For the benefit of all of us that encounter a slow test suite, I put together a series of ideas to speed you up.
Improvements can be made over the whole build process, but some are language-dependent (e.g. incremental compilation), so I'll stick to the ones applicable to xUnit test suites.
- Test profiling and optimization. xUnit frameworks (JUnit, or PHPUnit) can produce an XML output that contains the execution times measured for each single test. Take a look at the 10 tests with highest execution time, and simplify or delete those ones if they do not provide a good value/cost ratio.
- Test deletion. Tests may be redundant, especially when developed after the code and without a clear picture of the responsibilities of the SUT.
- Test substitution. Test a behavior at the unit level instead of going through the whole system; for example, tests that internally rely on Apache or MySQL processes may substitute a Test Double for the http- or database-accessing code.
- Fakes. If the system interacts with Test Double many times, provide a low-overhead implementation of the external system. A classic solution for testing queries: instead of going mad by stubbing fixed results for everyone of them, provide a Sqlite instance instead of the MySQL real one and execute them over there.

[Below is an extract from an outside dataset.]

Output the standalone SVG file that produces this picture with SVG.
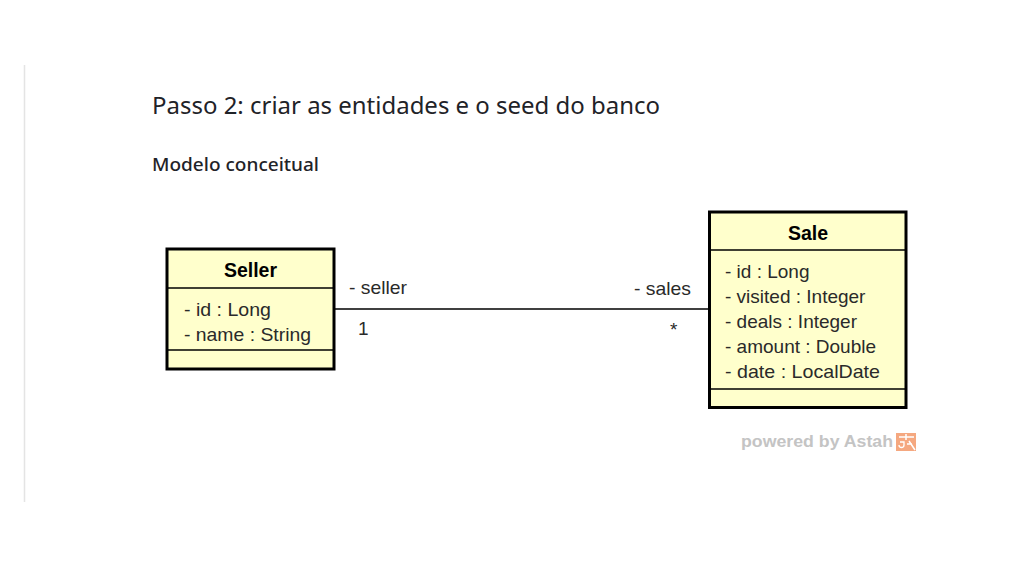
<svg xmlns="http://www.w3.org/2000/svg" width="1030" height="587" viewBox="0 0 1030 587">
<style>
.box{fill:#ffffcc;stroke:#000;stroke-width:3}
.div{stroke:#000;stroke-width:1.5}
.cls{font-family:"Liberation Sans",Arial,sans-serif;font-weight:bold;font-size:19.5px;fill:#000;text-anchor:middle}
.att{font-family:"Liberation Sans",Arial,sans-serif;font-size:19px;fill:#2a2a2a}
.lbl{font-family:"Liberation Sans",Arial,sans-serif;font-size:19px;fill:#2a2a2a}
.h{font-family:"Noto Sans","Open Sans",sans-serif;fill:#1f2328}
</style>
<rect width="1030" height="587" fill="#fff"/>
<line x1="24.5" y1="65" x2="24.5" y2="502" stroke="#e4e4e4" stroke-width="1.5"/>
<text class="h" x="152" y="114" font-size="23" textLength="508" lengthAdjust="spacingAndGlyphs">Passo 2: criar as entidades e o seed do banco</text>
<text class="h" x="152" y="171" font-size="18" font-weight="500" textLength="167" lengthAdjust="spacingAndGlyphs">Modelo conceitual</text>
<g id="connectors">
<line x1="335" y1="309" x2="708" y2="309" stroke="#000" stroke-width="1.5"/>
<text class="lbl" x="349" y="294" textLength="58" lengthAdjust="spacingAndGlyphs">- seller</text>
<text class="lbl" x="358" y="335">1</text>
<text class="lbl" x="634" y="295" textLength="57" lengthAdjust="spacingAndGlyphs">- sales</text>
<text class="lbl" x="670" y="336">*</text>
</g>
<g id="seller">
<rect class="box" x="167" y="249" width="167" height="120"/>
<line class="div" x1="167" y1="288" x2="334" y2="288"/>
<line class="div" x1="167" y1="350" x2="334" y2="350"/>
<text class="cls" x="250.5" y="277">Seller</text>
<text class="att" x="184" y="316" textLength="87" lengthAdjust="spacingAndGlyphs">- id : Long</text>
<text class="att" x="184" y="341" textLength="127" lengthAdjust="spacingAndGlyphs">- name : String</text>
</g>
<g id="sale">
<rect class="box" x="709.5" y="212" width="196.5" height="195.5"/>
<line class="div" x1="709.5" y1="250" x2="906" y2="250"/>
<line class="div" x1="709.5" y1="389" x2="906" y2="389"/>
<text class="cls" x="808" y="240">Sale</text>
<text class="att" x="725" y="278">- id : Long</text>
<text class="att" x="725" y="303">- visited : Integer</text>
<text class="att" x="725" y="328">- deals : Integer</text>
<text class="att" x="725" y="353">- amount : Double</text>
<text class="att" x="725" y="378" textLength="155" lengthAdjust="spacingAndGlyphs">- date : LocalDate</text>
</g>
<g id="watermark">
<text x="741" y="447" font-family="'Liberation Sans',Arial,sans-serif" font-weight="bold" font-size="16.5" fill="#c4c4c4" textLength="152" lengthAdjust="spacingAndGlyphs">powered by Astah</text>
<rect x="896" y="433" width="20" height="18" fill="#f5a880"/>
<path d="M906 434 L906 440 M899 437 L914 437 M909 441 L915 450 M907 444 L912 444" stroke="#fff" stroke-width="1.5" fill="none"/>
<path d="M899 445 a2.5 2.5 0 1 0 5 0 v-3 h-4" stroke="#fff" stroke-width="1.3" fill="none"/>
</g>
</svg>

- Caching. In some projects, the database schema can be reused between tests or between commits. In other, even a basic data set that populates it can be recycled between tests. Test isolation is sacred, but test speed is not much down in the list.
- Divide the test suite in multiple stages: unit tests, functional and end-to-end tests, integration with other systems. If the unit tests suite fails, fail the build; otherwise mark it as green and go on to the next stage.

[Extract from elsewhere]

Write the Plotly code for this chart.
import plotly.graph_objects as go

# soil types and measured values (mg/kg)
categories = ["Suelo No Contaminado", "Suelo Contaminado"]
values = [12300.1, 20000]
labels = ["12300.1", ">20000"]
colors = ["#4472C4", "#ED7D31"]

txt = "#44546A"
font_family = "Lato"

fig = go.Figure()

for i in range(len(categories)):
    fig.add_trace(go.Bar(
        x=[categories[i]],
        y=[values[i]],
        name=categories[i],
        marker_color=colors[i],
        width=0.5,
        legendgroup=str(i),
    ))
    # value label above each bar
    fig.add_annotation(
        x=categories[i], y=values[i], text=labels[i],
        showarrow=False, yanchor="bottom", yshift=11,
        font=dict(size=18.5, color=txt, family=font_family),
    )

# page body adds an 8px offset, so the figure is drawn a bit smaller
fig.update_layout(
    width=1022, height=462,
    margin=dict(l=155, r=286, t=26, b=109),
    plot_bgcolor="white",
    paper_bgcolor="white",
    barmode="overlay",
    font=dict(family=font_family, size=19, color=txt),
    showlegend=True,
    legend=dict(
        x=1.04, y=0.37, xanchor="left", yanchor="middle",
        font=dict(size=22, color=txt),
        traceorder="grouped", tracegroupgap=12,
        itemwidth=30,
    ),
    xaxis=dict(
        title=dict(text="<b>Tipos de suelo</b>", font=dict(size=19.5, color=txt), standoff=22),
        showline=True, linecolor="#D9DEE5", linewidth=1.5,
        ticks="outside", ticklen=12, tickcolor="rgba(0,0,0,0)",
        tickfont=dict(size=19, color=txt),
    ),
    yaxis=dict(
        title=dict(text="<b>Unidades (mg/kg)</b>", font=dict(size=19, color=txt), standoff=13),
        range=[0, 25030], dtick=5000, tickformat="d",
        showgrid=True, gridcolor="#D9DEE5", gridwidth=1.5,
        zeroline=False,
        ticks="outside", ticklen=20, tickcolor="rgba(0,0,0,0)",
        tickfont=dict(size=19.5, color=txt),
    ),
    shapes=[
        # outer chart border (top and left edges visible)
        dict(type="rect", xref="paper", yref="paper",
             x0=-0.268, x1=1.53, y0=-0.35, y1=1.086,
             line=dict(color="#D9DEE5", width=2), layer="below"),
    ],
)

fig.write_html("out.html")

- If all else fails, separate the current project in multiple ones (different Bounded Contexts) that can evolve independently. Their suites will be smaller, and the feedback rate in each of them will increase accordingly; for example, if you divide a project with a test suite than runs in T in half, you can get features in production on both of the new components in T/2.
You don't have to accept hour-long build and test execution times. It's a form of technical debt that you can fight to improve the feedback rate of the build: the sooner a build fails or pass, the less time you wait to choose between reworking a feature, monitoring it in production, or go on to the next story.